Since first appearing on Broadway in 1964, Fiddler on the Roof has been one of the most popular musicals of the last 50 years.

The enduring classic, which was the first musical to surpass 3,000 stage performances and held the record for the longest-running Broadway musical for almost 10 years, has a lot of fans in Minnesota. Over the last 10 years, Fiddler has been the most requested show for the Chanhassen Dinner Theatres.

In September, the Chanhassen Dinner Theatres began production of the show for the fifth time – but the first time in 20 years. It’s the only show that Chanhassen has produced that many times in the theater’s 45-year history.

Two actors with ties to Minnesota and to Fiddler on the Roof have prominent roles in the Chanhassen production, which has been extended through Feb. 22.

Serena Brook, an Eagan High School and University of Minnesota-Duluth graduate, is making her Chanhassen Dinner Theater debut in the role of Tzeitel. Minnesotan Nancy Marvy, a graduate of the University of Minnesota, plays Yente, the matchmaker.

Brook, a member of Shir Tikvah Congregation who has lived in New York the last four years, also has a family connection to the original Broadway production of Fiddler. Her great-uncle, Zvee Scooler, played Mordcha the innkeeper in that production and played the Rabbi in the musical’s 1971 film version.

“I grew up seeing shows at the Chanhassen Dinner Theatre,” Brook told the AJW, “on kids-eat-free Sundays. I remember seeing Keith (Rice, who plays Tevye in this production) in Brigadoon and My Fair Lady. We used to ask my grandmother on Passover and the holidays, ‘Where’s Zvee?’ And, she’d say, ‘He’s got a show.'”

Scooler also appeared in Woody Allen’s film Love and Death.

“I went to Eagan High School which had a great theater program, that did five productions a year,” Brook said. “Two other Eagan High School graduates are in this production.”

Marvy, who has worked in TV and films, said she feels fortunate to be in this production.

“It’s such a joy to do,” Marvy told the AJW. “I’m so blessed. It’s such a wonderful show and production. I’m so proud of it.”

Brook and Marvy agree that the production has wide appeal.

“It’s set in Russia in 1905 just before the Revolution,” said Marvy. “It’s very specific. But the story is really a story of the immigrant experience. Keith’s Tevye is a force of nature.”

Brook said, “My brother came to a show and he said he thought he was the only Jewish person in the audience. The show is written so specific, without being exclusive.”

The production schedule includes eight performances each week. Despite the demanding schedule (Tuesday through Sunday, with matinees on Wednesday and Saturday), Brook and Marvy are enjoying the production.

Serena Brook (third from right) is in her first production at the Chanhassen Dinner Theatre. (Photo by Michal Daniel/Chanhassen Dinner Theatre)

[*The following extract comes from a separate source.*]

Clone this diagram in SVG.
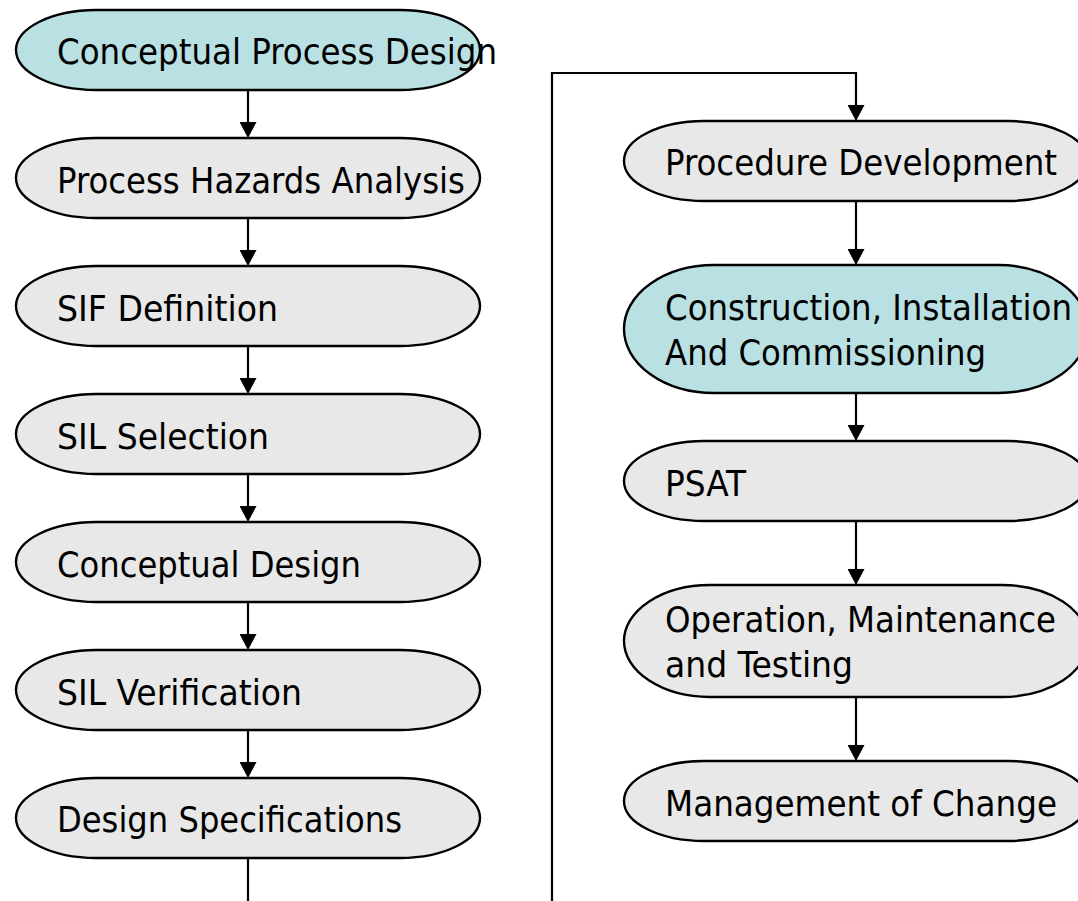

“This is not only my first show at the Chanhassen,” said Brook, “it’s my first eight-show week. But it’s so enjoyable. I’m working with others, who were in the last [Chanhassen] production of Fiddler. That gives you a deep sense of community. The review in the [Minneapolis] Star Tribune said we had a sense of teamwork.”

Marvy agreed, “That makes it believable.”

An added benefit for Brook has been that family members and people from her synagogue have been able to attend.

“It’s so nice that they connect,” Brook said.